Flight Centre Travel (ASX:FLT) finalised its $200 million on-market share buy-back programme, marking a milestone in the company’s post-pandemic capital management strategy.
Originally announced in April 2025, the initiative resulted in the purchase and subsequent retirement of over 16 million shares.
The move reduces the company’s issued capital by approximately 7%, a tactical shift designed to enhance earnings per share and return surplus value to its remaining shareholders.
The travel giant is further streamlining its balance sheet by confirming the retirement of its 2028 convertible notes next month.
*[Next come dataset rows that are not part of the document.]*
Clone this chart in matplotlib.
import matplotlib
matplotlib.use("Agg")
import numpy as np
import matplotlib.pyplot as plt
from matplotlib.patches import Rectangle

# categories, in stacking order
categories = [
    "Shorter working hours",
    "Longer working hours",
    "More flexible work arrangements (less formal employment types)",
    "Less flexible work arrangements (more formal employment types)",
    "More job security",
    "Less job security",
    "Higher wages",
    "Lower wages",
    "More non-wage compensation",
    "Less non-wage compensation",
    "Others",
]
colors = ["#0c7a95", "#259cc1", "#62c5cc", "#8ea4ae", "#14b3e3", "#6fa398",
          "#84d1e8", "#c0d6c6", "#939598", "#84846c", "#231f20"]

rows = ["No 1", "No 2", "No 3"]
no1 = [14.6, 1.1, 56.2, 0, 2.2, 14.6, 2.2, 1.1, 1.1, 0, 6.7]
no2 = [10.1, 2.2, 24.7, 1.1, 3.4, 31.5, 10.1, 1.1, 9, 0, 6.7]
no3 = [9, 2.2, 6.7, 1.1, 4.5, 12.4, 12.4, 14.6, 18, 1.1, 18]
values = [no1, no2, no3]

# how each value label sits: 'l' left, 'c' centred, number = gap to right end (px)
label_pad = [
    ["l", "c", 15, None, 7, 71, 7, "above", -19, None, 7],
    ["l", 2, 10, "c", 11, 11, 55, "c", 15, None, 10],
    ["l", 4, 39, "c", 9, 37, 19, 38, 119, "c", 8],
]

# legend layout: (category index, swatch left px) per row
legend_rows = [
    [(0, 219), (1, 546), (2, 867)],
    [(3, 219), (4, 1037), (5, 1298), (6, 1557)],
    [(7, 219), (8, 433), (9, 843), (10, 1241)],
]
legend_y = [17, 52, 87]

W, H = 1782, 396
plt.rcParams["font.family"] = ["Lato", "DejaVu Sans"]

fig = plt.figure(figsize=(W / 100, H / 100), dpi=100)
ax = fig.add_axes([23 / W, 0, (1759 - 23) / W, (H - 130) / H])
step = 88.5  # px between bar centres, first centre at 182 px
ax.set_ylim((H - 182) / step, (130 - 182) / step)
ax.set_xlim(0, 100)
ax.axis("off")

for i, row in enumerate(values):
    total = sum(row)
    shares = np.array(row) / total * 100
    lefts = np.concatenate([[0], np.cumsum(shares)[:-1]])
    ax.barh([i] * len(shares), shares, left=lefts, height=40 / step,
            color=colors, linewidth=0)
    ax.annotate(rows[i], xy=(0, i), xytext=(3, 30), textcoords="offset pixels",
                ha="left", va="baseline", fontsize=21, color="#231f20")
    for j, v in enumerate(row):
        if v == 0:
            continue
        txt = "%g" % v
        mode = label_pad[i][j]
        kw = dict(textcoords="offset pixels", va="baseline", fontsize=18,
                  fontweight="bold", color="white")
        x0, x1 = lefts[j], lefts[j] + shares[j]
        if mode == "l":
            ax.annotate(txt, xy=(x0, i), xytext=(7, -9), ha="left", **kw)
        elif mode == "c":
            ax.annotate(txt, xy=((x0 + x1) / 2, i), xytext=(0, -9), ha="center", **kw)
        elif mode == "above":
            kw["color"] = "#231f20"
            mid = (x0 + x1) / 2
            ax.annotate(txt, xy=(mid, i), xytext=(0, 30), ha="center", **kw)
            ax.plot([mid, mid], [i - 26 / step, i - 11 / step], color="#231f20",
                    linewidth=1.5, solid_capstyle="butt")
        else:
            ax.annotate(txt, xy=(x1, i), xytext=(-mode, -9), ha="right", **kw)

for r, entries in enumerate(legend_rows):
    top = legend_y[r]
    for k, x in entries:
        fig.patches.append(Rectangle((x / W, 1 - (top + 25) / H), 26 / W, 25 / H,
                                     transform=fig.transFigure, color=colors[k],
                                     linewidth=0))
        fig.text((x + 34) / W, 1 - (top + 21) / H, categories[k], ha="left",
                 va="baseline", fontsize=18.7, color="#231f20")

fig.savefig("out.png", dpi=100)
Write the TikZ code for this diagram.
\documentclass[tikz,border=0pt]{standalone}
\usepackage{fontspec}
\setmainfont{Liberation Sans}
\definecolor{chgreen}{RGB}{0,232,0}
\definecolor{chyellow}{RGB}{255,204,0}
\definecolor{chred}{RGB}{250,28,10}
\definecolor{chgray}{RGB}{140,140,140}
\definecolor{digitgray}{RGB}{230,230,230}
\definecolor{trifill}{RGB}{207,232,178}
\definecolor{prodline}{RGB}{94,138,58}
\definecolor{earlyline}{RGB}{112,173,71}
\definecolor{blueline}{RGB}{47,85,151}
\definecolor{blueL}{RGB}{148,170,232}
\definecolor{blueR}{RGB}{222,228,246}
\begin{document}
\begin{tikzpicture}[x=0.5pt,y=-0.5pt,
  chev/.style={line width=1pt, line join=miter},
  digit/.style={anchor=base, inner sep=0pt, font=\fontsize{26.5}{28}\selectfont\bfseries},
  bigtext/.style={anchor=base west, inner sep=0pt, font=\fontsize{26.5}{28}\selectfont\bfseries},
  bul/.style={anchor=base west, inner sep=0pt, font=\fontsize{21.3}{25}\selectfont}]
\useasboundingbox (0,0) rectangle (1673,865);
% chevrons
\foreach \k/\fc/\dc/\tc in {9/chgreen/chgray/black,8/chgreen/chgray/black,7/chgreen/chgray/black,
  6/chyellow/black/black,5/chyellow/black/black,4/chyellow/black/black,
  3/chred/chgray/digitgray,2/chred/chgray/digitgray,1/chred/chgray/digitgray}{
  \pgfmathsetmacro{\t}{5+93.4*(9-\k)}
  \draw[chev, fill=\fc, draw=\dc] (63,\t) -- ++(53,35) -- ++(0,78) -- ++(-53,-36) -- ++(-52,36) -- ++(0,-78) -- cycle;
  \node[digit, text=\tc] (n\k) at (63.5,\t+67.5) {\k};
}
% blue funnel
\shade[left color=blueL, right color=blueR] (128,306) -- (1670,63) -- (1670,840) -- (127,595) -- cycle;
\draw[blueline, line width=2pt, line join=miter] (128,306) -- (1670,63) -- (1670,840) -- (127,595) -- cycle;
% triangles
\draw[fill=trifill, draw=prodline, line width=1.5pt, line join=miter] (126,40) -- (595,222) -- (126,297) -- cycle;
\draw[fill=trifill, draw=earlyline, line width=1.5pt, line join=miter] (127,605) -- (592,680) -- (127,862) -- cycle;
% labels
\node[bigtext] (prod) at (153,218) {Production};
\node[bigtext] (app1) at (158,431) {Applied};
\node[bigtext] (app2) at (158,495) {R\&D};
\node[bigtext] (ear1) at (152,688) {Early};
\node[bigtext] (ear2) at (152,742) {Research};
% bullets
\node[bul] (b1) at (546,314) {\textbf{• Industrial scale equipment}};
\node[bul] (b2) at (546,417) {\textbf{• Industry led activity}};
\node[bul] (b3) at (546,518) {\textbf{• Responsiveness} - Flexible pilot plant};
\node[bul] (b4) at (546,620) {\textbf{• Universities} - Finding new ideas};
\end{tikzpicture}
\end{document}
This will extinguish approximately $100 million in outstanding debt. These notes were initially issued as a critical lifeline during the peak of the COVID-19 pandemic to bolster liquidity.
The removal underscores Flight Centre’s transition from a defensive "liquidity runway" stance to one of offensive growth and active portfolio optimisation.
The company recently completed the acquisitions of UK-based firms Fresh and Iglu, targeting high-growth sectors in corporate meetings, events, and the cruise market.
Simultaneously, Flight Centre is moving to divest non-core assets, including the proposed $61.7 million sale of its 47% stake in the Pedal Group cycle joint venture to the Turner Collective.
The divestment remains subject to shareholder approval at an extraordinary general meeting scheduled for May 14.